▶ [AVAILABLE DATA]

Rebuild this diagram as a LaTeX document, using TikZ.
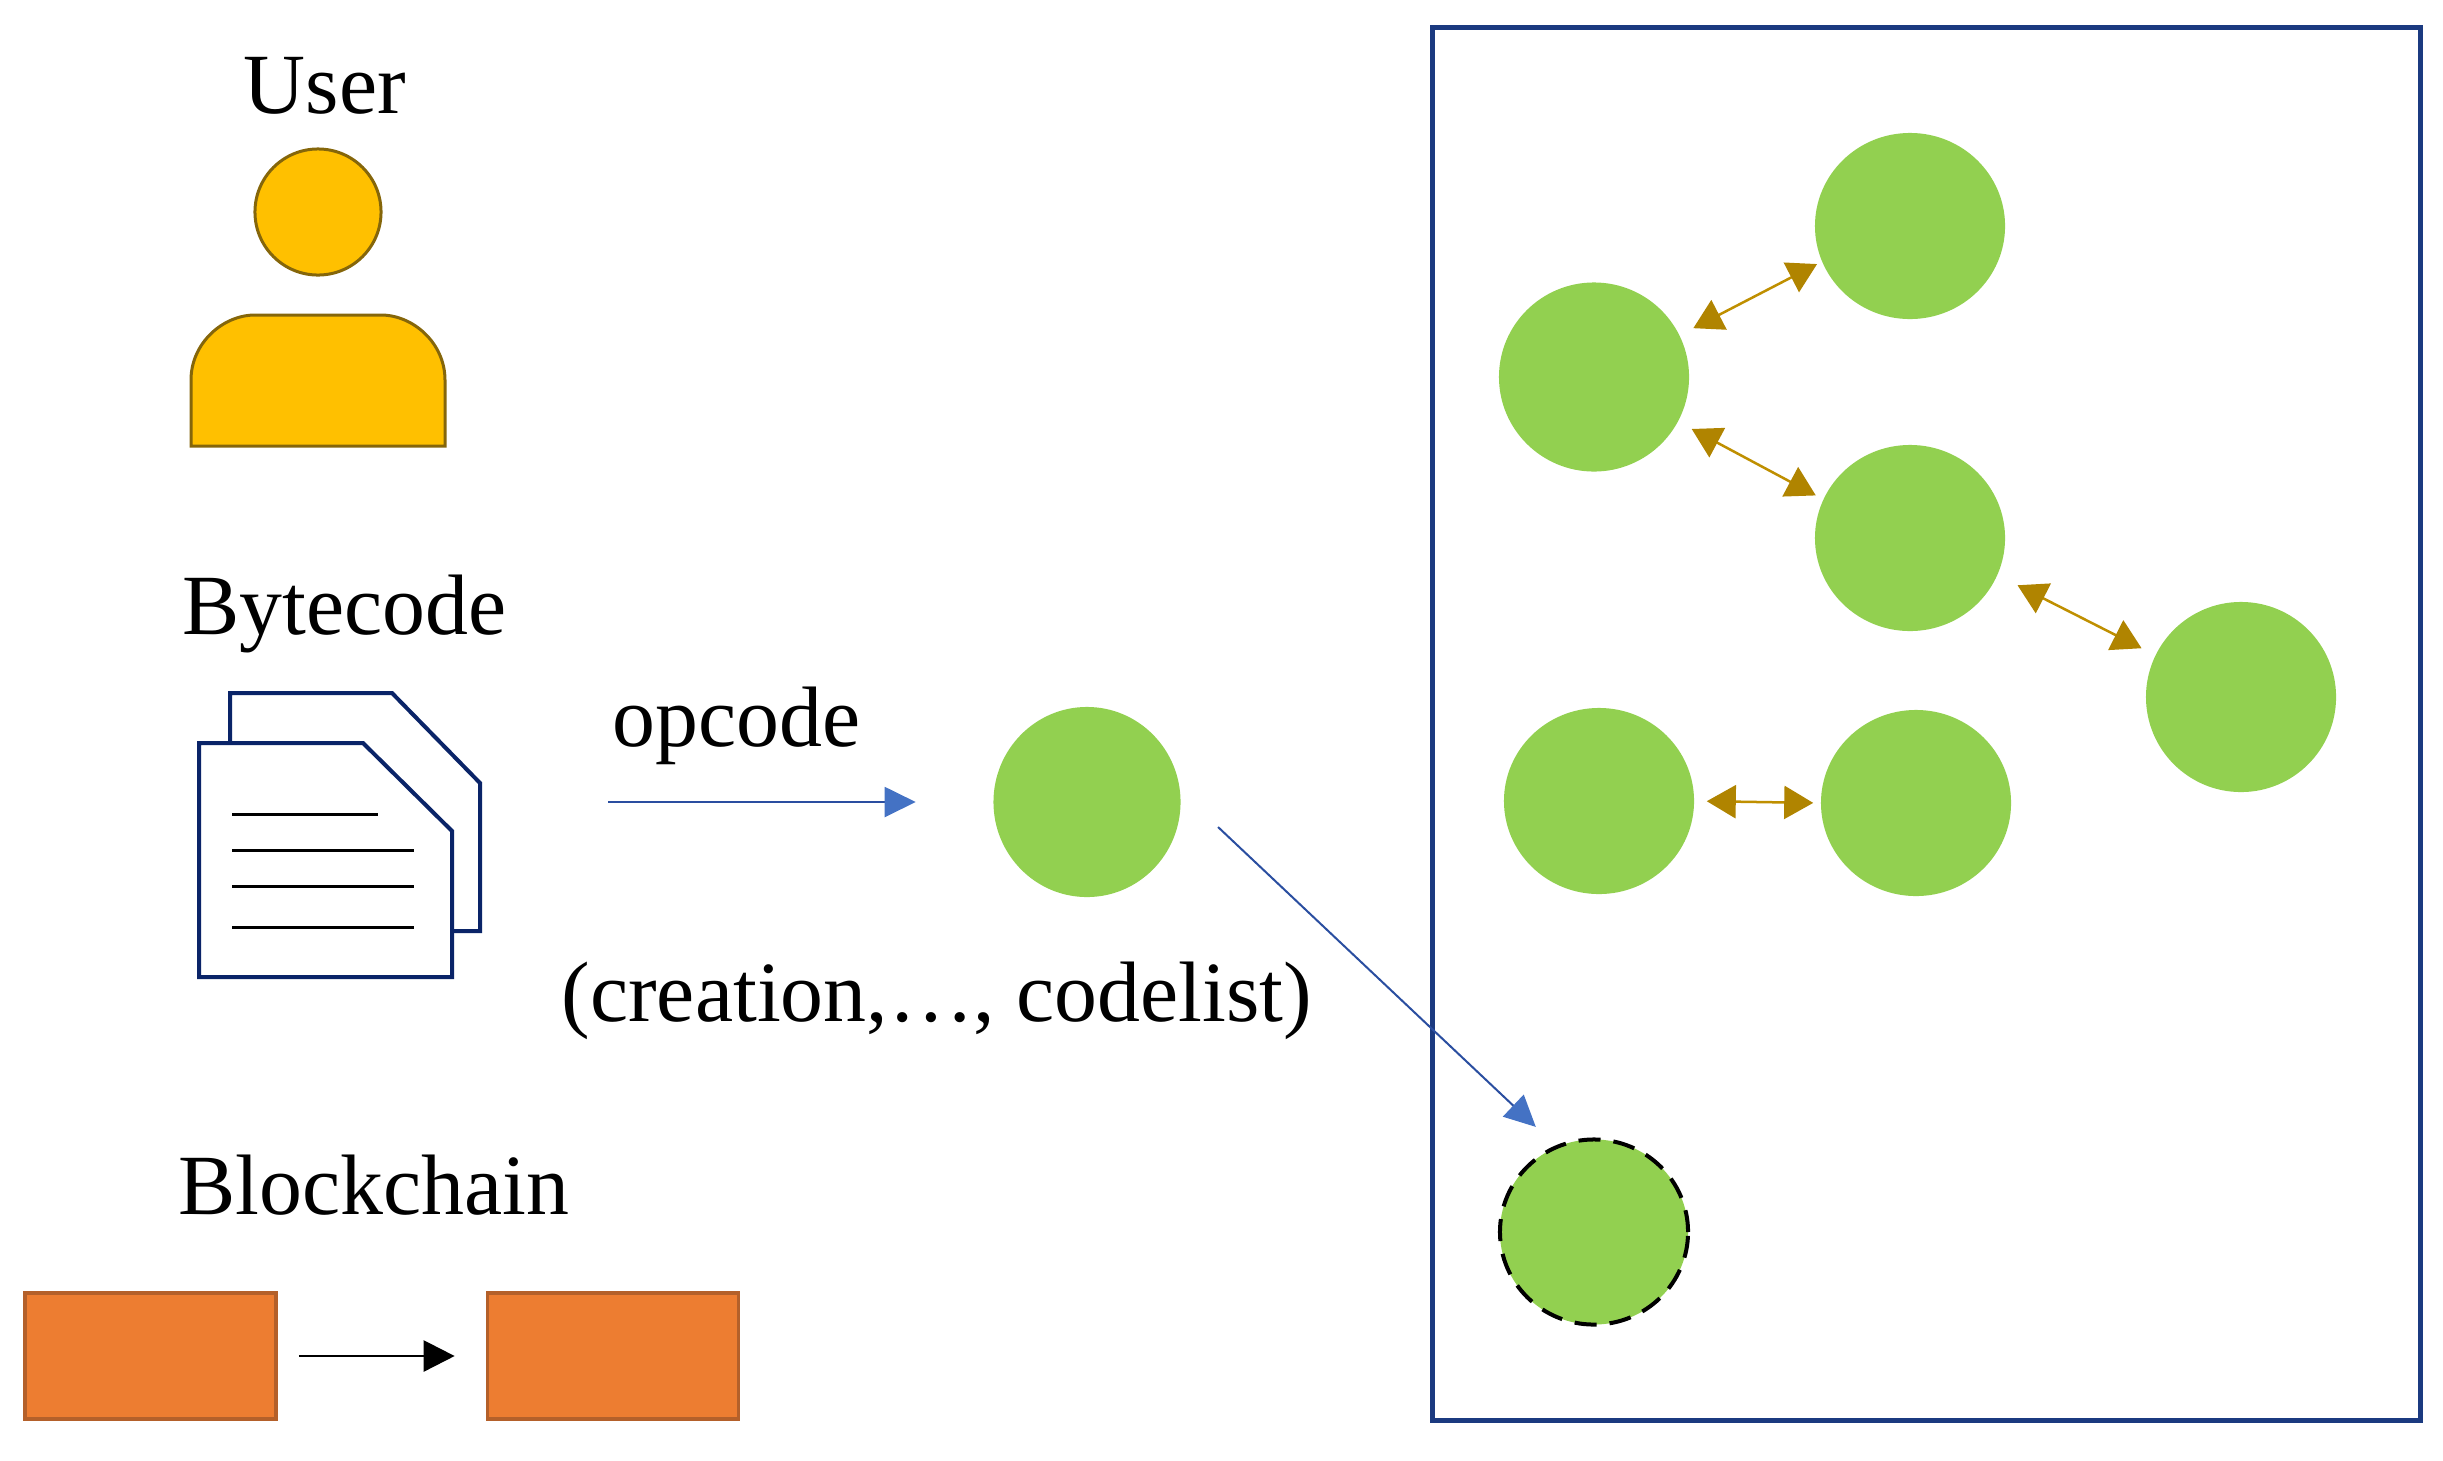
\documentclass[tikz,border=0pt]{standalone}
\usepackage{fontspec}
\setmainfont{Liberation Serif}
\usepackage{tikz}
\usetikzlibrary{arrows.meta,shapes.geometric}
\definecolor{peergreen}{HTML}{92D050}
\definecolor{useryellow}{HTML}{FFC000}
\definecolor{userborder}{HTML}{85660A}
\definecolor{blockorange}{HTML}{ED7D31}
\definecolor{blockborder}{HTML}{B4602A}
\definecolor{framenavy}{HTML}{1B3A80}
\definecolor{docnavy}{HTML}{0A2468}
\definecolor{linkbrown}{HTML}{BF8F00}
\definecolor{sendblue}{HTML}{4472C4}
\definecolor{sendline}{HTML}{2A4EA0}
\tikzset{
  peer/.style={
    shape = ellipse,
    inner sep = 0,
    minimum width = 1.9cm,
    minimum height = 1.86cm,
    fill = peergreen
  },
  newpeer/.style={
    peer,
    draw = black,
    line width = 0.04cm,
    dash pattern = on 0.22cm off 0.13cm
  },
  block/.style={
    shape = rectangle,
    inner sep = 0,
    minimum width = 2.51cm,
    minimum height = 1.26cm,
    draw = blockborder,
    fill = blockorange,
    line width = 0.035cm
  },
  caption/.style={
    anchor = base west,
    inner sep = 0,
    font = \fontsize{24.4pt}{28pt}\selectfont
  },
  doc/.style={
    draw = docnavy,
    fill = white,
    line width = 0.04cm,
    line join = miter
  },
  docline/.style={
    draw = black,
    line width = 0.03cm
  },
  body/.style={
    draw = userborder,
    fill = useryellow,
    line width = 0.03cm
  },
  link/.style={
    draw = linkbrown,
    line width = 0.025cm,
    {Triangle[length=0.29cm,width=0.33cm,color=linkbrown!92!black]}-{Triangle[length=0.29cm,width=0.33cm,color=linkbrown!92!black]}
  },
  send/.style={
    draw = sendline,
    line width = 0.02cm,
    -{Triangle[length=0.31cm,width=0.3cm,color=sendblue]}
  },
  chain/.style={
    draw = black,
    line width = 0.025cm,
    -{Triangle[length=0.31cm,width=0.31cm]}
  }
}

\begin{document}
\begin{tikzpicture}[x=0.01cm,y=-0.01cm]
       \useasboundingbox (0,0) rectangle (2443,1460);

       \node[draw=framenavy, line width=0.045cm, minimum width=9.87cm, minimum height=13.92cm, inner sep=0] (network) at (1926.5,724) {};

       % left column
       \node[caption] (user) at (243,113) {User};
       \node[shape=circle, inner sep=0, minimum size=1.26cm, body] (head) at (318,212) {};
       \draw[body] (191,446) -- (191,380) .. controls (191,343) and (223,315) .. (255,315) -- (381,315) .. controls (413,315) and (445,343) .. (445,380) -- (445,446) -- cycle;

       \node[caption] (bytecode) at (182,634) {Bytecode};
       \draw[doc] (230,743) -- (230,693) -- (392,693) -- (480,783) -- (480,931) -- (452,931);
       \draw[doc] (199,743) -- (363,743) -- (452,831) -- (452,977) -- (199,977) -- cycle;
       \draw[docline] (232,814) -- (378,814);
       \draw[docline] (232,850) -- (414,850);
       \draw[docline] (232,886) -- (414,886);
       \draw[docline] (232,927) -- (414,927);

       \node[caption] (blockchain) at (178,1214) {Blockchain};
       \node[block] (blockone) at (150.5,1356) {};
       \node[block] (blocktwo) at (613,1356) {};
       \draw[chain, shorten <=0.21cm, shorten >=0.31cm] (blockone) -- (blocktwo);

       % the transaction
       \node[caption] (opcode) at (612,746) {opcode};
       \node[caption] (codelist) at (561,1021) {(creation,\ldots, codelist)};
       \node[peer, minimum width=1.87cm, minimum height=1.9cm] (contract) at (1087,802) {};
       \coordinate (opstart) at (608,802);
       \coordinate (deploystart) at (1218,827);
       \draw[send, shorten >=0.77cm] (opstart) -- (contract);

       % the peers
       \node[peer] (peera) at (1910,226) {};
       \node[peer, minimum height=1.89cm] (peerb) at (1594,377) {};
       \node[peer] (peerc) at (1910,538) {};
       \node[peer, minimum height=1.9cm] (peerd) at (2241,697) {};
       \node[peer] (peere) at (1599,801) {};
       \node[peer] (peerf) at (1916,803) {};
       \node[newpeer, minimum width=1.88cm, minimum height=1.85cm] (peernew) at (1594,1232) {};

       \draw[link, shorten <=0.15cm, shorten >=0.05cm] (peerb.26) -- (peera.202);
       \draw[link, shorten <=0.15cm, shorten >=0.08cm] (peerb.332) -- (peerc.156);
       \draw[link, shorten <=0.22cm, shorten >=0.15cm] (peerc.337) -- (peerd.154);
       \draw[link, shorten <=0.12cm, shorten >=0.07cm] (peere.east) -- (peerf.west);
       \draw[send, shorten >=0.27cm] (deploystart) -- (peernew.114);
\end{tikzpicture}
\end{document}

▶ [PROMPT]
Transcribe the listing in full. Omit the pictures and keep every line exact.

▶ [SOLUTION]
Rebuild this diagram as a LaTeX document, using TikZ.
\documentclass[tikz,border=0pt]{standalone}
\usepackage{fontspec}
\setmainfont{Liberation Serif}
\usepackage{tikz}
\usetikzlibrary{arrows.meta,shapes.geometric}
\definecolor{peergreen}{HTML}{92D050}
\definecolor{useryellow}{HTML}{FFC000}
\definecolor{userborder}{HTML}{85660A}
\definecolor{blockorange}{HTML}{ED7D31}
\definecolor{blockborder}{HTML}{B4602A}
\definecolor{framenavy}{HTML}{1B3A80}
\definecolor{docnavy}{HTML}{0A2468}
\definecolor{linkbrown}{HTML}{BF8F00}
\definecolor{sendblue}{HTML}{4472C4}
\definecolor{sendline}{HTML}{2A4EA0}
\tikzset{
  peer/.style={
    shape = ellipse,
    inner sep = 0,
    minimum width = 1.9cm,
    minimum height = 1.86cm,
    fill = peergreen
  },
  newpeer/.style={
    peer,
    draw = black,
    line width = 0.04cm,
    dash pattern = on 0.22cm off 0.13cm
  },
  block/.style={
    shape = rectangle,
    inner sep = 0,
    minimum width = 2.51cm,
    minimum height = 1.26cm,
    draw = blockborder,
    fill = blockorange,
    line width = 0.035cm
  },
  caption/.style={
    anchor = base west,
    inner sep = 0,
    font = \fontsize{24.4pt}{28pt}\selectfont
  },
  doc/.style={
    draw = docnavy,
    fill = white,
    line width = 0.04cm,
    line join = miter
  },
  docline/.style={
    draw = black,
    line width = 0.03cm
  },
  body/.style={
    draw = userborder,
    fill = useryellow,
    line width = 0.03cm
  },
  link/.style={
    draw = linkbrown,
    line width = 0.025cm,
    {Triangle[length=0.29cm,width=0.33cm,color=linkbrown!92!black]}-{Triangle[length=0.29cm,width=0.33cm,color=linkbrown!92!black]}
  },
  send/.style={
    draw = sendline,
    line width = 0.02cm,
    -{Triangle[length=0.31cm,width=0.3cm,color=sendblue]}
  },
  chain/.style={
    draw = black,
    line width = 0.025cm,
    -{Triangle[length=0.31cm,width=0.31cm]}
  }
}

\begin{document}
\begin{tikzpicture}[x=0.01cm,y=-0.01cm]
       \useasboundingbox (0,0) rectangle (2443,1460);

       \node[draw=framenavy, line width=0.045cm, minimum width=9.87cm, minimum height=13.92cm, inner sep=0] (network) at (1926.5,724) {};

       % left column
       \node[caption] (user) at (243,113) {User};
       \node[shape=circle, inner sep=0, minimum size=1.26cm, body] (head) at (318,212) {};
       \draw[body] (191,446) -- (191,380) .. controls (191,343) and (223,315) .. (255,315) -- (381,315) .. controls (413,315) and (445,343) .. (445,380) -- (445,446) -- cycle;

       \node[caption] (bytecode) at (182,634) {Bytecode};
       \draw[doc] (230,743) -- (230,693) -- (392,693) -- (480,783) -- (480,931) -- (452,931);
       \draw[doc] (199,743) -- (363,743) -- (452,831) -- (452,977) -- (199,977) -- cycle;
       \draw[docline] (232,814) -- (378,814);
       \draw[docline] (232,850) -- (414,850);
       \draw[docline] (232,886) -- (414,886);
       \draw[docline] (232,927) -- (414,927);

       \node[caption] (blockchain) at (178,1214) {Blockchain};
       \node[block] (blockone) at (150.5,1356) {};
       \node[block] (blocktwo) at (613,1356) {};
       \draw[chain, shorten <=0.21cm, shorten >=0.31cm] (blockone) -- (blocktwo);

       % the transaction
       \node[caption] (opcode) at (612,746) {opcode};
       \node[caption] (codelist) at (561,1021) {(creation,\ldots, codelist)};
       \node[peer, minimum width=1.87cm, minimum height=1.9cm] (contract) at (1087,802) {};
       \coordinate (opstart) at (608,802);
       \coordinate (deploystart) at (1218,827);
       \draw[send, shorten >=0.77cm] (opstart) -- (contract);

       % the peers
       \node[peer] (peera) at (1910,226) {};
       \node[peer, minimum height=1.89cm] (peerb) at (1594,377) {};
       \node[peer] (peerc) at (1910,538) {};
       \node[peer, minimum height=1.9cm] (peerd) at (2241,697) {};
       \node[peer] (peere) at (1599,801) {};
       \node[peer] (peerf) at (1916,803) {};
       \node[newpeer, minimum width=1.88cm, minimum height=1.85cm] (peernew) at (1594,1232) {};

       \draw[link, shorten <=0.15cm, shorten >=0.05cm] (peerb.26) -- (peera.202);
       \draw[link, shorten <=0.15cm, shorten >=0.08cm] (peerb.332) -- (peerc.156);
       \draw[link, shorten <=0.22cm, shorten >=0.15cm] (peerc.337) -- (peerd.154);
       \draw[link, shorten <=0.12cm, shorten >=0.07cm] (peere.east) -- (peerf.west);
       \draw[send, shorten >=0.27cm] (deploystart) -- (peernew.114);
\end{tikzpicture}
\end{document}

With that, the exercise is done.